# Set exercise:
Gather each line of the entries below that includes "this".

# Record set:
┌──
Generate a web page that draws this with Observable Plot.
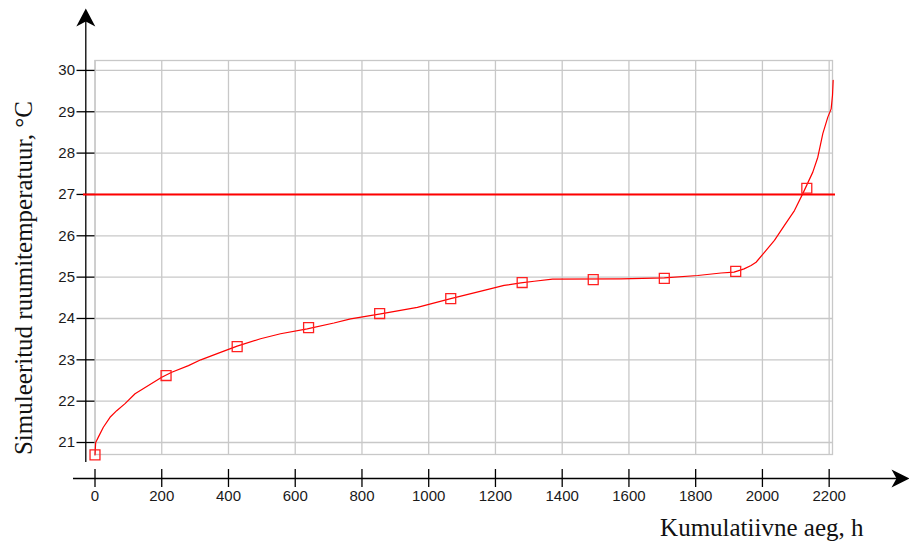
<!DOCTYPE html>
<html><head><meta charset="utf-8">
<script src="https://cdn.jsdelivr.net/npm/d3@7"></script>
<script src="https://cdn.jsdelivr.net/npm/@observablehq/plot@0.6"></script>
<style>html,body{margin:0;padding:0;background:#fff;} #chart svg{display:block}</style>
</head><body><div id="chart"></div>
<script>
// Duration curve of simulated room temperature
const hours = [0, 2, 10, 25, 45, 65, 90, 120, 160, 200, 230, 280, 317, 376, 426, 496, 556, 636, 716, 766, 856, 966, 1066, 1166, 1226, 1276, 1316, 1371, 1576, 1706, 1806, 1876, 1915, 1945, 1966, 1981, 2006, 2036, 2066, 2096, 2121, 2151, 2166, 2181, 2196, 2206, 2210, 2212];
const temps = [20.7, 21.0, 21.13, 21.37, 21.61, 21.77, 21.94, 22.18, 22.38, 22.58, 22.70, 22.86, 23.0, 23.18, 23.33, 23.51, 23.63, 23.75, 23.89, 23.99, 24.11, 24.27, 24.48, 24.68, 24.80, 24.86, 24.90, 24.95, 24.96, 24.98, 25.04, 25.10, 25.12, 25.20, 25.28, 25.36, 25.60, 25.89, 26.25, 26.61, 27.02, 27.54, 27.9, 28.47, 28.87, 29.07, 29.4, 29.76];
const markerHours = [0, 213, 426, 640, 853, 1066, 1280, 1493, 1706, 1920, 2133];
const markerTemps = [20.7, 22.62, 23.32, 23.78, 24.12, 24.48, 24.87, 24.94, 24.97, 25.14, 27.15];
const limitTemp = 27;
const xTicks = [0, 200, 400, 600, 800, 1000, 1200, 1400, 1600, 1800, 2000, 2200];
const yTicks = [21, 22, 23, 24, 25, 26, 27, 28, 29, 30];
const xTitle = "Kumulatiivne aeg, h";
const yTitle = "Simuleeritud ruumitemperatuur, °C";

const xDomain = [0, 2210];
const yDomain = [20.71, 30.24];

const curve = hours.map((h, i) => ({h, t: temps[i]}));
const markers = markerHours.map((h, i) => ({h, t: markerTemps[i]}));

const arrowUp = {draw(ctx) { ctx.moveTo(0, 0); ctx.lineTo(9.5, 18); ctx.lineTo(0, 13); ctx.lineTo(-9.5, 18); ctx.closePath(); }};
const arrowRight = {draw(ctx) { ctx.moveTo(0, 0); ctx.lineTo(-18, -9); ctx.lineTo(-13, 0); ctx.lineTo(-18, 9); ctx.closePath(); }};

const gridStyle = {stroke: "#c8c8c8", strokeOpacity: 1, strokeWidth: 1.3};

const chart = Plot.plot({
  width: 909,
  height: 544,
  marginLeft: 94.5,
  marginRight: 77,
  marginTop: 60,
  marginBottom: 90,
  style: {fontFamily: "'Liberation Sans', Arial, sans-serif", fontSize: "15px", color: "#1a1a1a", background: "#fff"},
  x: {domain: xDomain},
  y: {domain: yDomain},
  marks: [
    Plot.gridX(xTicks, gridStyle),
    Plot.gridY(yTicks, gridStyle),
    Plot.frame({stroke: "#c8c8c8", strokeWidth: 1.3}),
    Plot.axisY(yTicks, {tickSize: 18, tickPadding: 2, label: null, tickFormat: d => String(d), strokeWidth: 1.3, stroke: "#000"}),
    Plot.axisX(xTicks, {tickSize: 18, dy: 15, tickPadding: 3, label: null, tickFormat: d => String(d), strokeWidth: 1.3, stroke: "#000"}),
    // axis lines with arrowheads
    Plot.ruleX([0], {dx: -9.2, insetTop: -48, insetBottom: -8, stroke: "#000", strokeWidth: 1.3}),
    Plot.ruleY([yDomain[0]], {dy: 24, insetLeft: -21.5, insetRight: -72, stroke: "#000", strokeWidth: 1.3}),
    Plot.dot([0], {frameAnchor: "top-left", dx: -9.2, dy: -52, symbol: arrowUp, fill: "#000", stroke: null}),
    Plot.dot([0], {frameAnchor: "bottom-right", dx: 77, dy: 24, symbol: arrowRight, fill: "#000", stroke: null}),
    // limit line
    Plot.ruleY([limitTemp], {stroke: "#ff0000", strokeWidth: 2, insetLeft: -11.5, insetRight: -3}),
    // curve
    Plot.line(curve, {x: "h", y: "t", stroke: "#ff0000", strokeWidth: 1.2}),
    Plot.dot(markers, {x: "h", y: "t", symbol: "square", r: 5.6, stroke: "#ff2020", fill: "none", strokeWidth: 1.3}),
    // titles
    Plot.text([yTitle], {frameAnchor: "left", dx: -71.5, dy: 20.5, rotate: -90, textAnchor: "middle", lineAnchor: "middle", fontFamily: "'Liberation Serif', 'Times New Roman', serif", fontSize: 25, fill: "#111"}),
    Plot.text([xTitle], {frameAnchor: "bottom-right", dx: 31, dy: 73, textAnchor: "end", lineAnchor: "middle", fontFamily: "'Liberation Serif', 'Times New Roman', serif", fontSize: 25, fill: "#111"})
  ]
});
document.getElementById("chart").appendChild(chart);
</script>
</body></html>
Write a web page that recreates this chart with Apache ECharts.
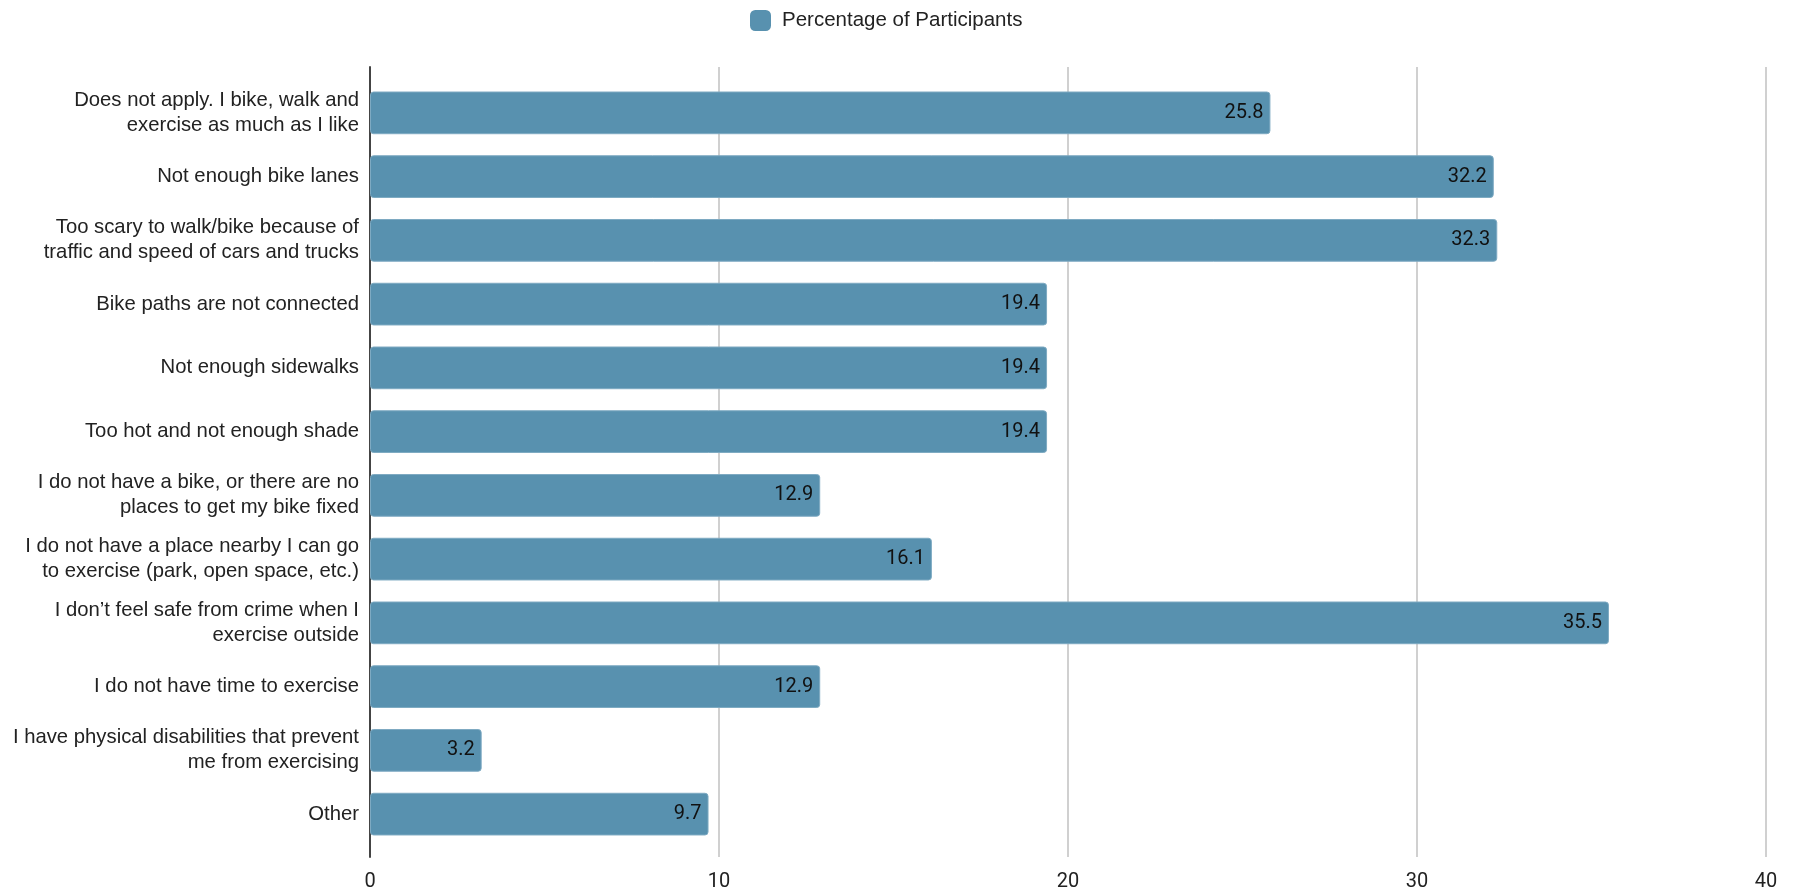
└──
# Full solution:
Generate a web page that draws this with Observable Plot.
Write a web page that recreates this chart with Apache ECharts.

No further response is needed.